Solved – use the Anova (type II) to test significance in the negative binomial regression

Question

I have fitted a binomial regression in R using glm.nb from the MASS package.

I have two questions and would be very thankful if you could answer any of them:

1a) Can I use the Anova (type II, car package) to analyse which explanatory variables are significant? Or should I use the summary() function?

However, the summary uses a z-test which requires normal distribution if i am not mistaken. When looking at examples in books and websites, mostly summary has been used. I get completely different outcomes for Anova test and summary. Based on visualisation of the data I feel that Anova is more accurate. (i only get different outcomes when I have included an interaction).

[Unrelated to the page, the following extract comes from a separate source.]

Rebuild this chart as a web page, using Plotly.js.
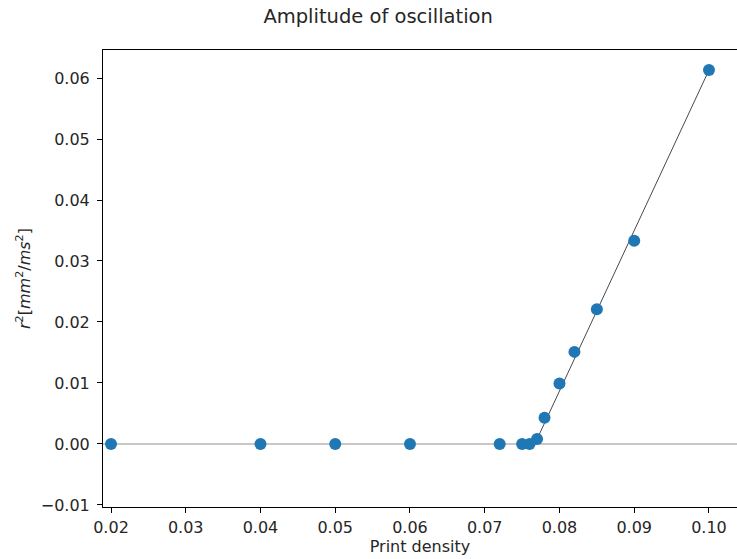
<!DOCTYPE html>
<html>
<head>
<meta charset="utf-8">
<script src="https://cdn.plot.ly/plotly-3.0.1.min.js"></script>
<style>html,body{margin:0;padding:0;background:#fff;}#chart{width:737px;height:559px;}</style>
</head>
<body>
<div id="chart"></div>
<script>
// Measured data
const printDensity = [0.020, 0.040, 0.050, 0.060, 0.072, 0.075, 0.076, 0.077, 0.078, 0.080, 0.082, 0.085, 0.090, 0.100];
const r2 = [0.0, 0.0, 0.0, 0.0, 0.0, 0.0, 0.0, 0.0008, 0.0043, 0.0099, 0.0151, 0.0221, 0.0333, 0.0613];
// Linear fit segment (threshold onward)
const fitX = [0.0767, 0.100];
const fitY = [0.0, 0.0613];
const xTicks = [0.02, 0.03, 0.04, 0.05, 0.06, 0.07, 0.08, 0.09, 0.10];
const xTickText = ["0.02", "0.03", "0.04", "0.05", "0.06", "0.07", "0.08", "0.09", "0.10"];
const yTicks = [-0.01, 0.00, 0.01, 0.02, 0.03, 0.04, 0.05, 0.06];
const yTickText = ["\u22120.01", "0.00", "0.01", "0.02", "0.03", "0.04", "0.05", "0.06"];

const font = "DejaVu Sans, sans-serif";
const txt = "#262626";

const traces = [
  {
    x: fitX, y: fitY, type: "scatter", mode: "lines",
    line: {color: "rgba(40,40,40,0.85)", width: 1},
    hoverinfo: "skip", showlegend: false
  },
  {
    x: printDensity, y: r2, type: "scatter", mode: "markers",
    marker: {color: "#1f77b4", size: 12, line: {width: 0}},
    showlegend: false
  }
];

const layout = {
  width: 737, height: 559,
  margin: {l: 103, r: 0, t: 50, b: 52},
  paper_bgcolor: "#fff", plot_bgcolor: "#fff",
  font: {family: font, color: txt, size: 16},
  title: {
    text: "Amplitude of oscillation",
    font: {family: font, size: 19.5, color: txt},
    xref: "paper", x: 0.434, xanchor: "center",
    yref: "container", y: 0.971, yanchor: "middle"
  },
  xaxis: {
    range: [0.01893, 0.10375],
    tickvals: xTicks, ticktext: xTickText,
    ticks: "outside", ticklen: 5, tickwidth: 1, tickcolor: "#000",
    showline: true, linecolor: "#000", linewidth: 1, mirror: true,
    showgrid: false, zeroline: false,
    ticklabelstandoff: 1,
    tickfont: {family: font, size: 16, color: txt},
    title: {text: "Print density", font: {family: font, size: 16, color: txt}, standoff: 4}
  },
  yaxis: {
    range: [-0.01033, 0.06459],
    tickvals: yTicks, ticktext: yTickText,
    ticks: "outside", ticklen: 5, tickwidth: 1, tickcolor: "#000",
    showline: true, linecolor: "#000", linewidth: 1, mirror: true,
    showgrid: false, zeroline: false,
    ticklabelstandoff: 4,
    tickfont: {family: font, size: 16, color: txt},
    title: {
      text: "<i>r</i><sup>2</sup>[<i>mm</i><sup>2</sup>/<i>ms</i><sup>2</sup>]",
      font: {family: font, size: 16, color: txt},
      standoff: 6
    }
  },
  shapes: [
    {type: "line", xref: "paper", x0: 0, x1: 1, yref: "y", y0: 0, y1: 0,
     line: {color: "rgba(150,150,150,0.7)", width: 1.3}, layer: "below"}
  ]
};

Plotly.newPlot("chart", traces, layout, {displayModeBar: false, staticPlot: true});
</script>
</body>
</html>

1b) When using the Anova, both an F-test, chi-square test and anova (type 1) give different (but pretty similar) results – is there any of these tests that is preferred for a negative binomial regression? Or is there any way to find out which test represents the most likely results?

2) When looking at the diagnostic plots, my qq-plot looks kinda off. I am wondering if this is fine – since the negative binomial is different from the normal distribution? Or should the residuals still be normally distributed?

Answer 1

1(a) Anova() can be easier to understand in terms of evaluating the significance of a predictor in your model, even though there is nothing wrong with the output from summary().

The usual R summary() function reports something that can appear quite different from Anova(). A summary() function typically reports whether the estimated value for each coefficient is significantly different from 0. Anova() (with what it calls Type II tests) examines whether a particular predictor, including all of its levels and interactions, adds significantly to the model.

So if you have a categorical predictor with more than 2 levels summary() will report whether each category other than the reference is significantly different from the reference level. Thus with summary() you can get different apparent significance for the individual levels depending on which is chosen as the reference. Anova() considers all levels together.

With interactions, as you have seen, Anova() and summary() can seem to disagree for a predictor included in an interaction term. The problem is that summary() reports results for a reference situation in which both that predictor and the predictor included in its interaction are at their reference levels (categorical) or at 0 (continuous). With an interaction, the choice of that reference situation (change of reference level, shift of a continuous variable) can determine whether the coefficient for a predictor is significantly different from 0 at that reference situation. As you probably don't want to have "significance" for a predictor depend on what reference situation you chose, Anova() results can be easier to interpret.

1(b) I would avoid Type I tests even if they seem to be OK in your data set. In particular, results depend on the order of entry of the predictors into your model if you don't have what's called an orthogonal design. See this classic answer for an explanation of the different Types of ANOVA.

This answer nicely illustrates the 3 different types of statistical tests that are typically reported for models fit by maximum likelihood, like your negative binomial model. All of these tests make assumptions about distributions (normality or the related $\chi^2$), but these are assumptions about distributions of calculated statistics, not about the underlying data. Those assumptions have reasonable theoretical bases. As the answer linked in this paragraph puts it:

As your $N$ [number of observations] becomes indefinitely large, the three different $p$'s should converge on the same value, but they can differ slightly when you don't have infinite data.

Likelihood-ratio tests would probably be considered best, but any could be acceptable so long as you are clear about which test you used (and you didn't choose one because it was significant and the others weren't).

2 Diagnostics

There is no reason to expect deviance residuals to be distributed normally in a negative binomial or other count-based model; see this answer and its link to another package that you might find useful for diagnostics. The other answers on that page, and this page, might also help.